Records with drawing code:
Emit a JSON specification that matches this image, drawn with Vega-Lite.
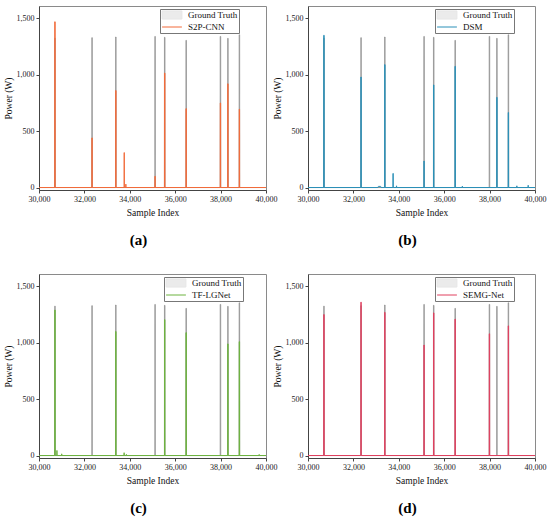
{
  "$schema": "https://vega.github.io/schema/vega-lite/v6.json",
  "padding": {"left": 2, "top": 5, "right": 2, "bottom": 5},
  "background": "white",
  "config": {
    "font": "Liberation Serif",
    "view": {"stroke": "#8a8a8a", "strokeWidth": 1},
    "axis": {
      "labelFont": "Liberation Serif", "labelFontSize": 8, "labelColor": "#222",
      "titleFont": "Liberation Serif", "titleFontSize": 9.5, "titleFontWeight": "normal", "titleColor": "#111",
      "grid": false, "domainColor": "#444", "tickColor": "#444", "tickSize": 3, "labelPadding": 2
    },
    "axisX": {"labelFlush": false, "labelOverlap": false, "titlePadding": 4},
    "axisY": {"titlePadding": 3, "labelOverlap": false},
    "legend": {
      "labelFont": "Liberation Serif", "labelFontSize": 9, "labelColor": "#111",
      "strokeColor": "#777", "fillColor": "white", "padding": 1, "rowPadding": 0,
      "labelOffset": 11, "symbolOffset": 6, "symbolSize": 81, "symbolStrokeWidth": 1
    },
    "title": {"font": "Liberation Serif", "fontSize": 15, "fontWeight": "bold", "orient": "bottom", "anchor": "middle", "frame": "group", "offset": 16, "dx": -14, "color": "#000"}
  },
  "datasets": {
    "gt": [
      {"x":30000,"y":0},
      {"x":30691,"y":0},{"x":30692,"y":1325},{"x":30715,"y":1325},{"x":30716,"y":0},
      {"x":32325,"y":0},{"x":32326,"y":1329},{"x":32349,"y":1329},{"x":32350,"y":0},
      {"x":33373,"y":0},{"x":33374,"y":1335},{"x":33397,"y":1335},{"x":33398,"y":0},
      {"x":35101,"y":0},{"x":35102,"y":1340},{"x":35125,"y":1340},{"x":35126,"y":0},
      {"x":35526,"y":0},{"x":35527,"y":1332},{"x":35550,"y":1332},{"x":35551,"y":0},
      {"x":36471,"y":0},{"x":36472,"y":1305},{"x":36495,"y":1305},{"x":36496,"y":0},
      {"x":37981,"y":0},{"x":37982,"y":1340},{"x":38005,"y":1340},{"x":38006,"y":0},
      {"x":38310,"y":0},{"x":38311,"y":1323},{"x":38334,"y":1323},{"x":38335,"y":0},
      {"x":38816,"y":0},{"x":38817,"y":1355},{"x":38840,"y":1355},{"x":38841,"y":0},
      {"x":40000,"y":0}
    ],
    "a": [
      {"x":30000,"y":0},
      {"x":30691,"y":0},{"x":30693,"y":1470},{"x":30713,"y":1470},{"x":30715,"y":0},
      {"x":32327,"y":0},{"x":32329,"y":440},{"x":32345,"y":440},{"x":32347,"y":0},
      {"x":33375,"y":0},{"x":33377,"y":860},{"x":33393,"y":860},{"x":33395,"y":0},
      {"x":33748,"y":0},{"x":33752,"y":310},{"x":33758,"y":310},{"x":33762,"y":0},
      {"x":33820,"y":0},{"x":33826,"y":30},{"x":33832,"y":0},
      {"x":35105,"y":0},{"x":35107,"y":100},{"x":35119,"y":100},{"x":35121,"y":0},
      {"x":35526,"y":0},{"x":35528,"y":1015},{"x":35548,"y":1015},{"x":35550,"y":0},
      {"x":36473,"y":0},{"x":36475,"y":700},{"x":36491,"y":700},{"x":36493,"y":0},
      {"x":37983,"y":0},{"x":37985,"y":750},{"x":38001,"y":750},{"x":38003,"y":0},
      {"x":38312,"y":0},{"x":38314,"y":920},{"x":38330,"y":920},{"x":38332,"y":0},
      {"x":38818,"y":0},{"x":38820,"y":695},{"x":38836,"y":695},{"x":38838,"y":0},
      {"x":40000,"y":0}
    ],
    "b": [
      {"x":30000,"y":0},
      {"x":30691,"y":0},{"x":30693,"y":1350},{"x":30713,"y":1350},{"x":30715,"y":0},
      {"x":32327,"y":0},{"x":32329,"y":980},{"x":32345,"y":980},{"x":32347,"y":0},
      {"x":33080,"y":0},{"x":33100,"y":10},{"x":33200,"y":10},{"x":33220,"y":0},
      {"x":33375,"y":0},{"x":33377,"y":1090},{"x":33393,"y":1090},{"x":33395,"y":0},
      {"x":33740,"y":0},{"x":33744,"y":125},{"x":33754,"y":125},{"x":33758,"y":0},
      {"x":33890,"y":0},{"x":33900,"y":15},{"x":33910,"y":0},
      {"x":35105,"y":0},{"x":35107,"y":235},{"x":35119,"y":235},{"x":35121,"y":0},
      {"x":35528,"y":0},{"x":35530,"y":910},{"x":35546,"y":910},{"x":35548,"y":0},
      {"x":36473,"y":0},{"x":36475,"y":1075},{"x":36491,"y":1075},{"x":36493,"y":0},
      {"x":36790,"y":0},{"x":36800,"y":12},{"x":36810,"y":0},
      {"x":38312,"y":0},{"x":38314,"y":800},{"x":38330,"y":800},{"x":38332,"y":0},
      {"x":38818,"y":0},{"x":38820,"y":665},{"x":38836,"y":665},{"x":38838,"y":0},
      {"x":39190,"y":0},{"x":39200,"y":15},{"x":39210,"y":0},
      {"x":39690,"y":0},{"x":39700,"y":20},{"x":39710,"y":0},
      {"x":40000,"y":0}
    ],
    "c": [
      {"x":30000,"y":0},
      {"x":30691,"y":0},{"x":30693,"y":1290},{"x":30713,"y":1290},{"x":30715,"y":0},
      {"x":30780,"y":0},{"x":30790,"y":45},{"x":30800,"y":0},
      {"x":30990,"y":0},{"x":31000,"y":15},{"x":31010,"y":0},
      {"x":33375,"y":0},{"x":33377,"y":1100},{"x":33393,"y":1100},{"x":33395,"y":0},
      {"x":33740,"y":0},{"x":33750,"y":25},{"x":33760,"y":0},
      {"x":33840,"y":0},{"x":33850,"y":10},{"x":33860,"y":0},
      {"x":35528,"y":0},{"x":35530,"y":1205},{"x":35546,"y":1205},{"x":35548,"y":0},
      {"x":36473,"y":0},{"x":36475,"y":1090},{"x":36491,"y":1090},{"x":36493,"y":0},
      {"x":38312,"y":0},{"x":38314,"y":990},{"x":38330,"y":990},{"x":38332,"y":0},
      {"x":38818,"y":0},{"x":38820,"y":1010},{"x":38836,"y":1010},{"x":38838,"y":0},
      {"x":39690,"y":0},{"x":39700,"y":10},{"x":39710,"y":0},
      {"x":40000,"y":0}
    ],
    "d": [
      {"x":30000,"y":0},
      {"x":30691,"y":0},{"x":30693,"y":1250},{"x":30713,"y":1250},{"x":30715,"y":0},
      {"x":32327,"y":0},{"x":32329,"y":1360},{"x":32345,"y":1360},{"x":32347,"y":0},
      {"x":33375,"y":0},{"x":33377,"y":1270},{"x":33393,"y":1270},{"x":33395,"y":0},
      {"x":35105,"y":0},{"x":35107,"y":980},{"x":35119,"y":980},{"x":35121,"y":0},
      {"x":35528,"y":0},{"x":35530,"y":1265},{"x":35546,"y":1265},{"x":35548,"y":0},
      {"x":36473,"y":0},{"x":36475,"y":1210},{"x":36491,"y":1210},{"x":36493,"y":0},
      {"x":37983,"y":0},{"x":37985,"y":1080},{"x":38001,"y":1080},{"x":38003,"y":0},
      {"x":38818,"y":0},{"x":38820,"y":1150},{"x":38836,"y":1150},{"x":38838,"y":0},
      {"x":40000,"y":0}
    ]
  },
  "spacing": 25,
  "resolve": {"scale": {"color": "independent"}, "legend": {"color": "independent"}},
  "vconcat": [
    {
      "bounds": "flush",
      "spacing": 42,
      "resolve": {"scale": {"color": "independent"}, "legend": {"color": "independent"}},
      "hconcat": [
        {
          "width": 227, "height": 184,
          "title": {"text": "(a)"},
          "encoding": {
            "x": {"field": "x", "type": "quantitative", "scale": {"domain": [30000, 40000], "nice": false}, "axis": {"title": "Sample Index", "values": [30000, 32000, 34000, 36000, 38000, 40000], "format": ",.0f"}},
            "y": {"field": "y", "type": "quantitative", "scale": {"domain": [-22, 1610], "nice": false, "zero": false}, "axis": {"title": "Power (W)", "values": [0, 500, 1000, 1500], "format": ",.0f"}}
          },
          "layer": [
            {"data": {"name": "gt"}, "mark": {"type": "area", "fill": "#e6e6e6", "stroke": "#858585", "strokeWidth": 0.7, "clip": true}},
            {"data": {"name": "a"}, "mark": {"type": "line", "strokeWidth": 1, "clip": true},
             "encoding": {"color": {"datum": "S2P-CNN", "type": "nominal", "scale": {"domain": ["Ground Truth", "S2P-CNN"], "range": ["#e6e6e6", "#F26B3A"]},
               "legend": {"title": null, "orient": "none", "legendX": 121, "legendY": 3,
                 "encode": {"symbols": {"update": {
                   "shape": {"signal": "datum.value === 'Ground Truth' ? 'M-2.2,-0.9H2.2V0.9H-2.2Z' : 'M-2.2,0H2.2'"},
                   "fill": {"signal": "datum.value === 'Ground Truth' ? '#ebebeb' : 'transparent'"},
                   "stroke": {"signal": "datum.value === 'Ground Truth' ? '#666666' : '#F26B3A'"},
                   "strokeWidth": {"value": 1}, "size": {"value": 81}, "opacity": {"value": 1}}}}}}}}
          ]
        },
        {
          "width": 227, "height": 184,
          "title": {"text": "(b)"},
          "encoding": {
            "x": {"field": "x", "type": "quantitative", "scale": {"domain": [30000, 40000], "nice": false}, "axis": {"title": "Sample Index", "values": [30000, 32000, 34000, 36000, 38000, 40000], "format": ",.0f"}},
            "y": {"field": "y", "type": "quantitative", "scale": {"domain": [-22, 1610], "nice": false, "zero": false}, "axis": {"title": "Power (W)", "values": [0, 500, 1000, 1500], "format": ",.0f"}}
          },
          "layer": [
            {"data": {"name": "gt"}, "mark": {"type": "area", "fill": "#e6e6e6", "stroke": "#858585", "strokeWidth": 0.7, "clip": true}},
            {"data": {"name": "b"}, "mark": {"type": "line", "strokeWidth": 1, "clip": true},
             "encoding": {"color": {"datum": "DSM", "type": "nominal", "scale": {"domain": ["Ground Truth", "DSM"], "range": ["#e6e6e6", "#2A90B8"]},
               "legend": {"title": null, "orient": "none", "legendX": 127, "legendY": 3,
                 "encode": {"symbols": {"update": {
                   "shape": {"signal": "datum.value === 'Ground Truth' ? 'M-2.2,-0.9H2.2V0.9H-2.2Z' : 'M-2.2,0H2.2'"},
                   "fill": {"signal": "datum.value === 'Ground Truth' ? '#ebebeb' : 'transparent'"},
                   "stroke": {"signal": "datum.value === 'Ground Truth' ? '#666666' : '#2A90B8'"},
                   "strokeWidth": {"value": 1}, "size": {"value": 81}, "opacity": {"value": 1}}}}}}}}
          ]
        }
      ]
    },
    {
      "bounds": "flush",
      "spacing": 42,
      "resolve": {"scale": {"color": "independent"}, "legend": {"color": "independent"}},
      "hconcat": [
        {
          "width": 227, "height": 184,
          "title": {"text": "(c)"},
          "encoding": {
            "x": {"field": "x", "type": "quantitative", "scale": {"domain": [30000, 40000], "nice": false}, "axis": {"title": "Sample Index", "values": [30000, 32000, 34000, 36000, 38000, 40000], "format": ",.0f"}},
            "y": {"field": "y", "type": "quantitative", "scale": {"domain": [-22, 1610], "nice": false, "zero": false}, "axis": {"title": "Power (W)", "values": [0, 500, 1000, 1500], "format": ",.0f"}}
          },
          "layer": [
            {"data": {"name": "gt"}, "mark": {"type": "area", "fill": "#e6e6e6", "stroke": "#858585", "strokeWidth": 0.7, "clip": true}},
            {"data": {"name": "c"}, "mark": {"type": "line", "strokeWidth": 1, "clip": true},
             "encoding": {"color": {"datum": "TF-LGNet", "type": "nominal", "scale": {"domain": ["Ground Truth", "TF-LGNet"], "range": ["#e6e6e6", "#6DB33F"]},
               "legend": {"title": null, "orient": "none", "legendX": 125, "legendY": 3,
                 "encode": {"symbols": {"update": {
                   "shape": {"signal": "datum.value === 'Ground Truth' ? 'M-2.2,-0.9H2.2V0.9H-2.2Z' : 'M-2.2,0H2.2'"},
                   "fill": {"signal": "datum.value === 'Ground Truth' ? '#ebebeb' : 'transparent'"},
                   "stroke": {"signal": "datum.value === 'Ground Truth' ? '#666666' : '#6DB33F'"},
                   "strokeWidth": {"value": 1}, "size": {"value": 81}, "opacity": {"value": 1}}}}}}}}
          ]
        },
        {
          "width": 227, "height": 184,
          "title": {"text": "(d)"},
          "encoding": {
            "x": {"field": "x", "type": "quantitative", "scale": {"domain": [30000, 40000], "nice": false}, "axis": {"title": "Sample Index", "values": [30000, 32000, 34000, 36000, 38000, 40000], "format": ",.0f"}},
            "y": {"field": "y", "type": "quantitative", "scale": {"domain": [-22, 1610], "nice": false, "zero": false}, "axis": {"title": "Power (W)", "values": [0, 500, 1000, 1500], "format": ",.0f"}}
          },
          "layer": [
            {"data": {"name": "gt"}, "mark": {"type": "area", "fill": "#e6e6e6", "stroke": "#858585", "strokeWidth": 0.7, "clip": true}},
            {"data": {"name": "d"}, "mark": {"type": "line", "strokeWidth": 1, "clip": true},
             "encoding": {"color": {"datum": "SEMG-Net", "type": "nominal", "scale": {"domain": ["Ground Truth", "SEMG-Net"], "range": ["#e6e6e6", "#E0405F"]},
               "legend": {"title": null, "orient": "none", "legendX": 127, "legendY": 3,
                 "encode": {"symbols": {"update": {
                   "shape": {"signal": "datum.value === 'Ground Truth' ? 'M-2.2,-0.9H2.2V0.9H-2.2Z' : 'M-2.2,0H2.2'"},
                   "fill": {"signal": "datum.value === 'Ground Truth' ? '#ebebeb' : 'transparent'"},
                   "stroke": {"signal": "datum.value === 'Ground Truth' ? '#666666' : '#E0405F'"},
                   "strokeWidth": {"value": 1}, "size": {"value": 81}, "opacity": {"value": 1}}}}}}}}
          ]
        }
      ]
    }
  ]
}
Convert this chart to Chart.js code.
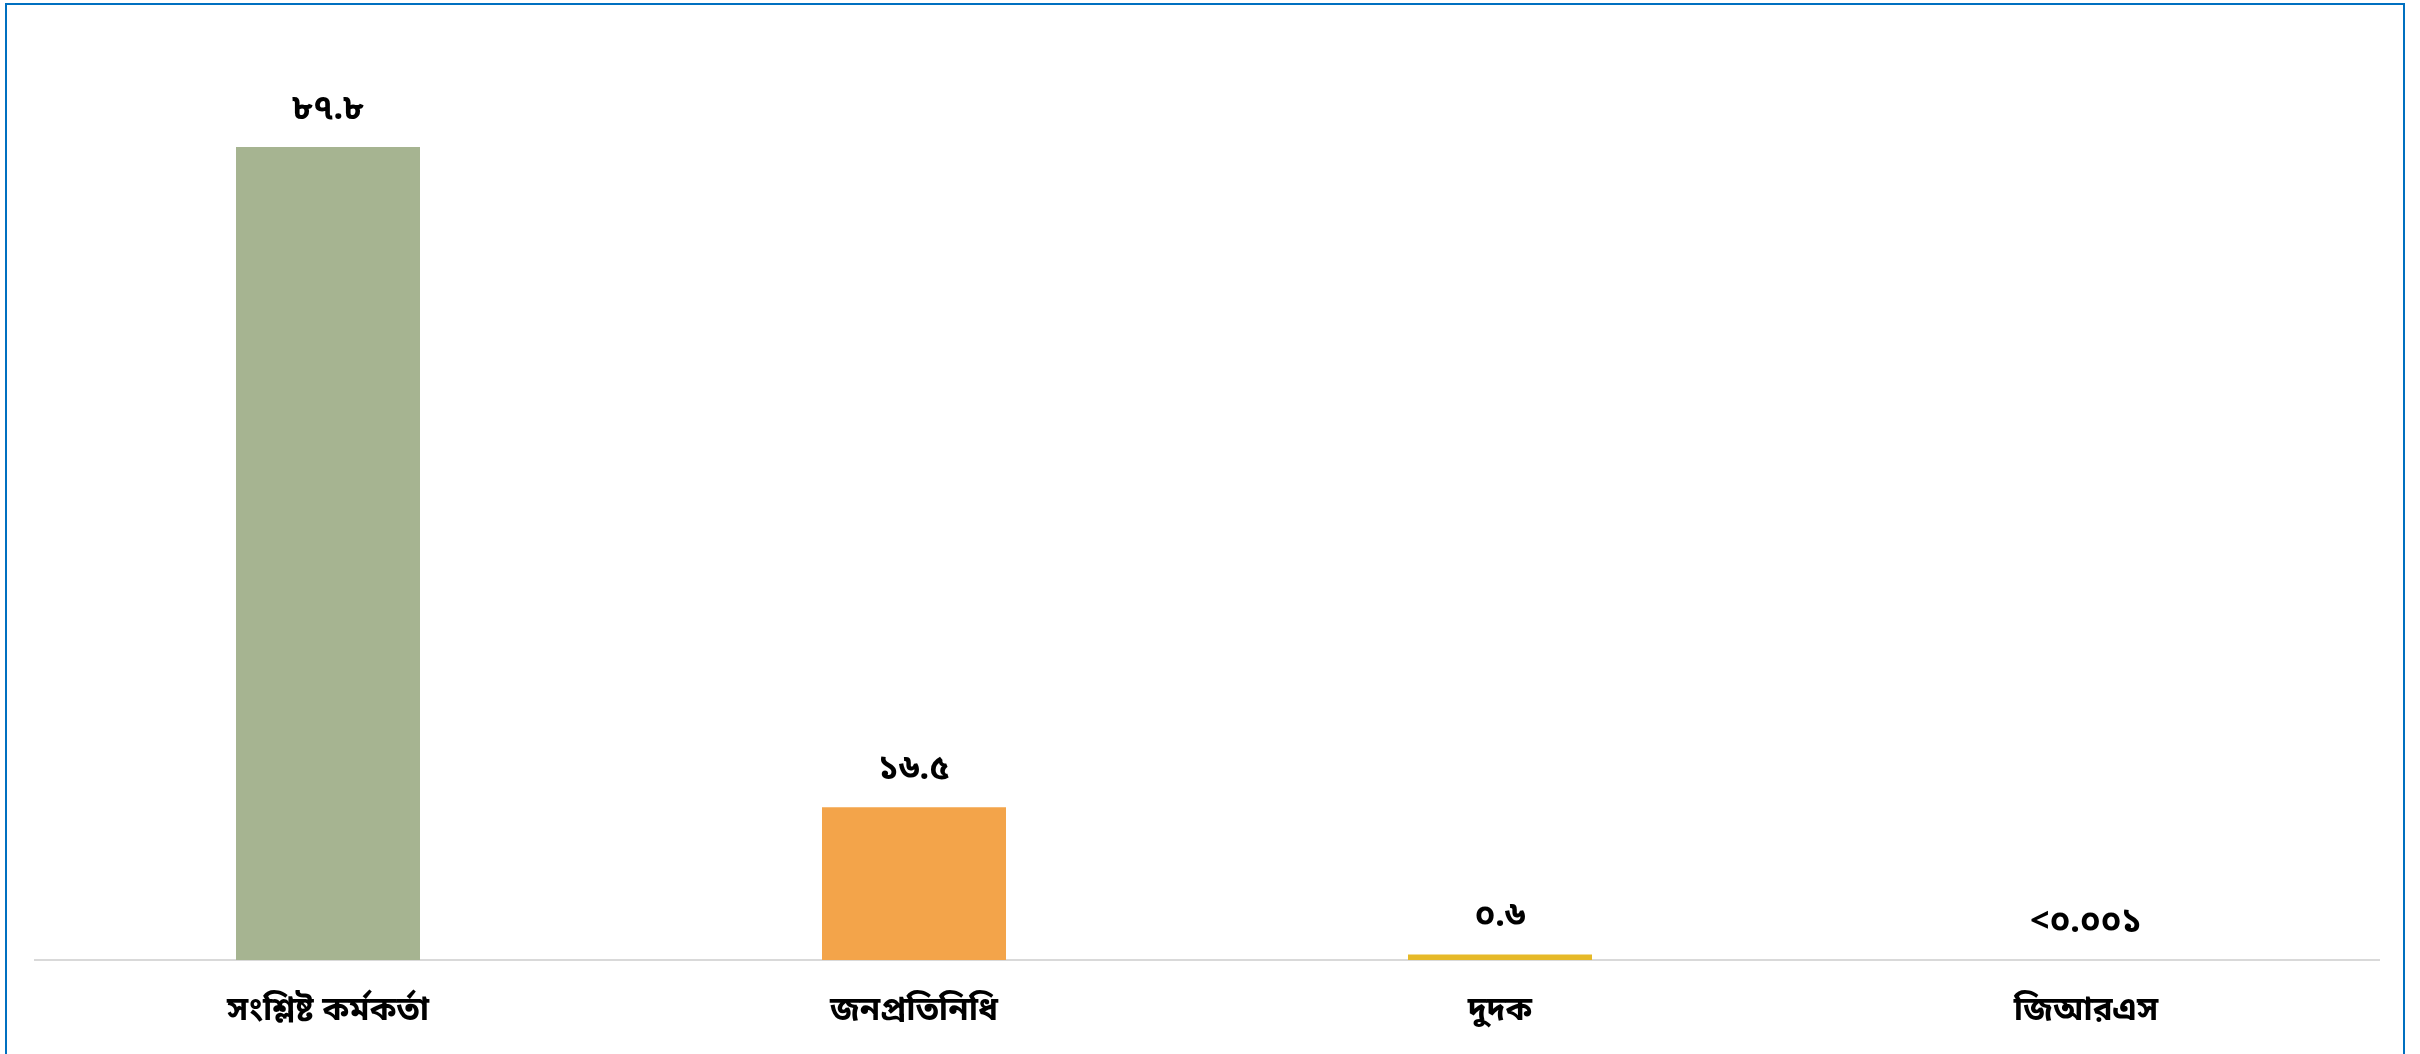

→ TASK OBJECTIVE:
Search the material above for "this". Pull out each line where it shows up.

→ THE COMPLETED TASK:
Emit a JSON specification that matches this image, drawn with Vega-Lite.
Convert this chart to Chart.js code.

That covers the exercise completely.